In Masters of Craft, Ocejo focuses on four of the myriad new “artisanal professions” – bartending, distilling, barbering and butchering. His in depth look at these four crafts provides a narrow but fascinating perspective on how the millennial generations, many of which are just entering the workforce, are grappling with a post-industrial economy that has seen many traditional career paths disrupted or eliminated entirely. On page 253, Ocejo addresses this jobs dilemma –

“The rise of these new elite jobs as niche occupational communities in their industries has occurred because of shifts in people’s understanding of taste and consumption, new sociospatial dynamics in cities due to gentrification, and larger economic shifts that have redefined ‘good’ jobs in the ‘new economy.’ A lot of research has been conducted recently on how workers are adapting to life in this new economy of precarious work conditions and individualized risk. Some workers have thrived as risk-takers and have adopted the mindset of being their own entrepreneur, sellers of their own human capital. Some are reorganizing their traditional occupational communities to better help members deal with these changes, such as musicians who have reconstituted their networks and relationships to survive in a shifting music industry. And some have struggled to adapt, stagnating in their careers, experiencing unemployment, and internalizing their struggles as personal failures, rather than as outcomes of structural conditions in the economy.”

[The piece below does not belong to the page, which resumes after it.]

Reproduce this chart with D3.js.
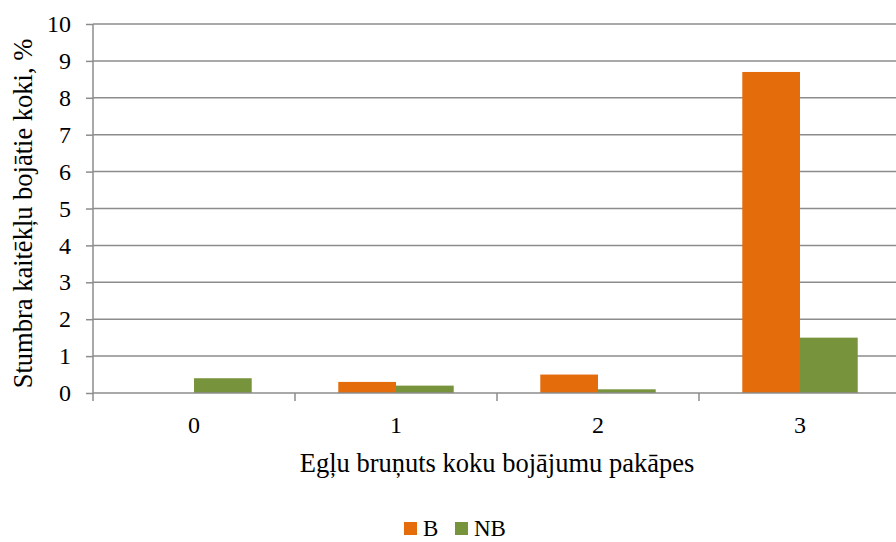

At the macro level the impact of the craft economy should not be dismissed. Craft distillers continue to take market share from corporate distillers and craft brewers, which were not covered in Masters of Craft, have accounted for all the growth in the U.S. beer market in recent years. They now account for 12% of total U.S. beer sales and their success has forced consolidation among most of the major beer brands.

A popular feature of Saturday Night Live in the ‘70s and ‘80s was the Conehead family that was famous for “consuming in mass quantities.” It was a clever spoof of the mass consumer brands that then dominated a consumer driven economy. Much has changed in the intervening decades. Today, a Conehead family anxious to be hip to the current zeitgeist would most likely be “loco for local.”

Mississippians now have the chance to witness first hand a new era in craft economics. The state legislature passed and Governor Bryant signed a new law effective 1 July 2017 that allows craft brewers to sell their own product on-site. This hybrid business model that includes on-site sales improves brewers overall profit margins and is a key enabler of the extraordinary growth that craft brewers have enjoyed nation-wide over the past two decades.

Two important takeaways from Masters of Craft: 1) – Think, shop and buy local. 2) – The 2017 urban economy is not your father’s economy, but it may be your great-great grandfather’s.